▸ **Written instruction**:
Output every line exactly as written. Leave out pictures.

_ _ _ _

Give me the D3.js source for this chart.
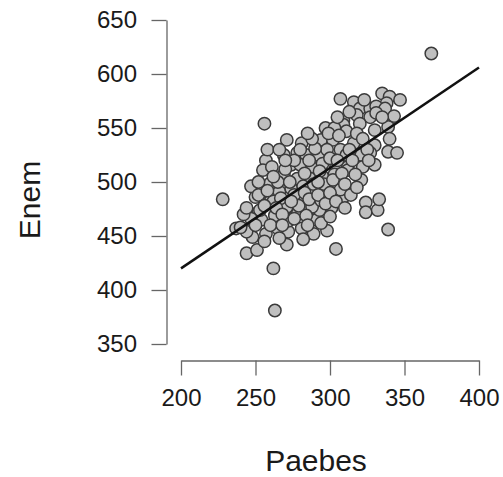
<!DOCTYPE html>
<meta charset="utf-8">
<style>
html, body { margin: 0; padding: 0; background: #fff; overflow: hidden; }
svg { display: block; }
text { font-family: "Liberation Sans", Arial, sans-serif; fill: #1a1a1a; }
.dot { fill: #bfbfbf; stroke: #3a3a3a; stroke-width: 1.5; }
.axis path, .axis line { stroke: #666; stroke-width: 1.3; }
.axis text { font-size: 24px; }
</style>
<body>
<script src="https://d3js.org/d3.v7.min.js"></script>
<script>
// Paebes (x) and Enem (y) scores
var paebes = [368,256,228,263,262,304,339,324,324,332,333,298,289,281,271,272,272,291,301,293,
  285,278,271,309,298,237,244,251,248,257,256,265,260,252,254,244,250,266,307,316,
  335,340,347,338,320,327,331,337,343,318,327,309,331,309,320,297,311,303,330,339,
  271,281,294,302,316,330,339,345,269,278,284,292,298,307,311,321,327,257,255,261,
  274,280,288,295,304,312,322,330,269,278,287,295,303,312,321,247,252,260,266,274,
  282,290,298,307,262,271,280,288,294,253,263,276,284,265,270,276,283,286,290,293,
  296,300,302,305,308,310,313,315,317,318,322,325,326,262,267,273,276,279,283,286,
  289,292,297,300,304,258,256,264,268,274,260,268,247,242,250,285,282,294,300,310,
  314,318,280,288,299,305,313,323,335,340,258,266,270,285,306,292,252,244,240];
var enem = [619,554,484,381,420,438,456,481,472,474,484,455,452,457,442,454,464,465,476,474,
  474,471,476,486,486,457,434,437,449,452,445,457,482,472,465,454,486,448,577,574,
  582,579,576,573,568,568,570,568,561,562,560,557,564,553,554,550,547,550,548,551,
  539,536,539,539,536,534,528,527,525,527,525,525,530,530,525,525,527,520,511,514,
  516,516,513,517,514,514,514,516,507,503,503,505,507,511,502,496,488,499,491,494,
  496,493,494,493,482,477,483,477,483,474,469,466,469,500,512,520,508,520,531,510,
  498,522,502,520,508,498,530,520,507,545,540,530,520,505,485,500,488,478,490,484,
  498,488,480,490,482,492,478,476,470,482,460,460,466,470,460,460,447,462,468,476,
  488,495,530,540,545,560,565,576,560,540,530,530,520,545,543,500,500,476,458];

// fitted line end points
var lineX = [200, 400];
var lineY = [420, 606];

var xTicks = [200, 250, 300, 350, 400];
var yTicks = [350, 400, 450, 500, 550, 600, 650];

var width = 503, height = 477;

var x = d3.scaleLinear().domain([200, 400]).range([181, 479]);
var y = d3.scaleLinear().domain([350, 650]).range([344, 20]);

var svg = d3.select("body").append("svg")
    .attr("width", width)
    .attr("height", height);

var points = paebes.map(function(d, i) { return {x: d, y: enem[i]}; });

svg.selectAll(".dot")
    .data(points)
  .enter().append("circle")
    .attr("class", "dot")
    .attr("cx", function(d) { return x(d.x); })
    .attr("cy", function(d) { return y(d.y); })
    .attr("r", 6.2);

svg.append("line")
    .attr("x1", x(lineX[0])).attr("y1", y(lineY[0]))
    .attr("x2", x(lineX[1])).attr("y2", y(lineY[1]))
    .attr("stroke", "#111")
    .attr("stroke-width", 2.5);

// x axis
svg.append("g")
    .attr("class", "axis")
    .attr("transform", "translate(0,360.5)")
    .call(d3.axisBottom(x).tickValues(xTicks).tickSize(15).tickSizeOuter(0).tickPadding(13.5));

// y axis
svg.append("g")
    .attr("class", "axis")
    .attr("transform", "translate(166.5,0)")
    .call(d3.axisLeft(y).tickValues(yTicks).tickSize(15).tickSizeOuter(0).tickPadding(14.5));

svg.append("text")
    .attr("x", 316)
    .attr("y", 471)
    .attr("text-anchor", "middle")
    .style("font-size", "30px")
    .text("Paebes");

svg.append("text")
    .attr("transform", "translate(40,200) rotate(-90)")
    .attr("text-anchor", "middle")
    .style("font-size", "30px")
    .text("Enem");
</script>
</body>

_ _ _ _

▸ **Answer**:
Give me the D3.js source for this chart.
<!DOCTYPE html>
<meta charset="utf-8">
<style>
html, body { margin: 0; padding: 0; background: #fff; overflow: hidden; }
svg { display: block; }
text { font-family: "Liberation Sans", Arial, sans-serif; fill: #1a1a1a; }
.dot { fill: #bfbfbf; stroke: #3a3a3a; stroke-width: 1.5; }
.axis path, .axis line { stroke: #666; stroke-width: 1.3; }
.axis text { font-size: 24px; }
</style>
<body>
<script src="https://d3js.org/d3.v7.min.js"></script>
<script>
// Paebes (x) and Enem (y) scores
var paebes = [368,256,228,263,262,304,339,324,324,332,333,298,289,281,271,272,272,291,301,293,
  285,278,271,309,298,237,244,251,248,257,256,265,260,252,254,244,250,266,307,316,
  335,340,347,338,320,327,331,337,343,318,327,309,331,309,320,297,311,303,330,339,
  271,281,294,302,316,330,339,345,269,278,284,292,298,307,311,321,327,257,255,261,
  274,280,288,295,304,312,322,330,269,278,287,295,303,312,321,247,252,260,266,274,
  282,290,298,307,262,271,280,288,294,253,263,276,284,265,270,276,283,286,290,293,
  296,300,302,305,308,310,313,315,317,318,322,325,326,262,267,273,276,279,283,286,
  289,292,297,300,304,258,256,264,268,274,260,268,247,242,250,285,282,294,300,310,
  314,318,280,288,299,305,313,323,335,340,258,266,270,285,306,292,252,244,240];
var enem = [619,554,484,381,420,438,456,481,472,474,484,455,452,457,442,454,464,465,476,474,
  474,471,476,486,486,457,434,437,449,452,445,457,482,472,465,454,486,448,577,574,
  582,579,576,573,568,568,570,568,561,562,560,557,564,553,554,550,547,550,548,551,
  539,536,539,539,536,534,528,527,525,527,525,525,530,530,525,525,527,520,511,514,
  516,516,513,517,514,514,514,516,507,503,503,505,507,511,502,496,488,499,491,494,
  496,493,494,493,482,477,483,477,483,474,469,466,469,500,512,520,508,520,531,510,
  498,522,502,520,508,498,530,520,507,545,540,530,520,505,485,500,488,478,490,484,
  498,488,480,490,482,492,478,476,470,482,460,460,466,470,460,460,447,462,468,476,
  488,495,530,540,545,560,565,576,560,540,530,530,520,545,543,500,500,476,458];

// fitted line end points
var lineX = [200, 400];
var lineY = [420, 606];

var xTicks = [200, 250, 300, 350, 400];
var yTicks = [350, 400, 450, 500, 550, 600, 650];

var width = 503, height = 477;

var x = d3.scaleLinear().domain([200, 400]).range([181, 479]);
var y = d3.scaleLinear().domain([350, 650]).range([344, 20]);

var svg = d3.select("body").append("svg")
    .attr("width", width)
    .attr("height", height);

var points = paebes.map(function(d, i) { return {x: d, y: enem[i]}; });

svg.selectAll(".dot")
    .data(points)
  .enter().append("circle")
    .attr("class", "dot")
    .attr("cx", function(d) { return x(d.x); })
    .attr("cy", function(d) { return y(d.y); })
    .attr("r", 6.2);

svg.append("line")
    .attr("x1", x(lineX[0])).attr("y1", y(lineY[0]))
    .attr("x2", x(lineX[1])).attr("y2", y(lineY[1]))
    .attr("stroke", "#111")
    .attr("stroke-width", 2.5);

// x axis
svg.append("g")
    .attr("class", "axis")
    .attr("transform", "translate(0,360.5)")
    .call(d3.axisBottom(x).tickValues(xTicks).tickSize(15).tickSizeOuter(0).tickPadding(13.5));

// y axis
svg.append("g")
    .attr("class", "axis")
    .attr("transform", "translate(166.5,0)")
    .call(d3.axisLeft(y).tickValues(yTicks).tickSize(15).tickSizeOuter(0).tickPadding(14.5));

svg.append("text")
    .attr("x", 316)
    .attr("y", 471)
    .attr("text-anchor", "middle")
    .style("font-size", "30px")
    .text("Paebes");

svg.append("text")
    .attr("transform", "translate(40,200) rotate(-90)")
    .attr("text-anchor", "middle")
    .style("font-size", "30px")
    .text("Enem");
</script>
</body>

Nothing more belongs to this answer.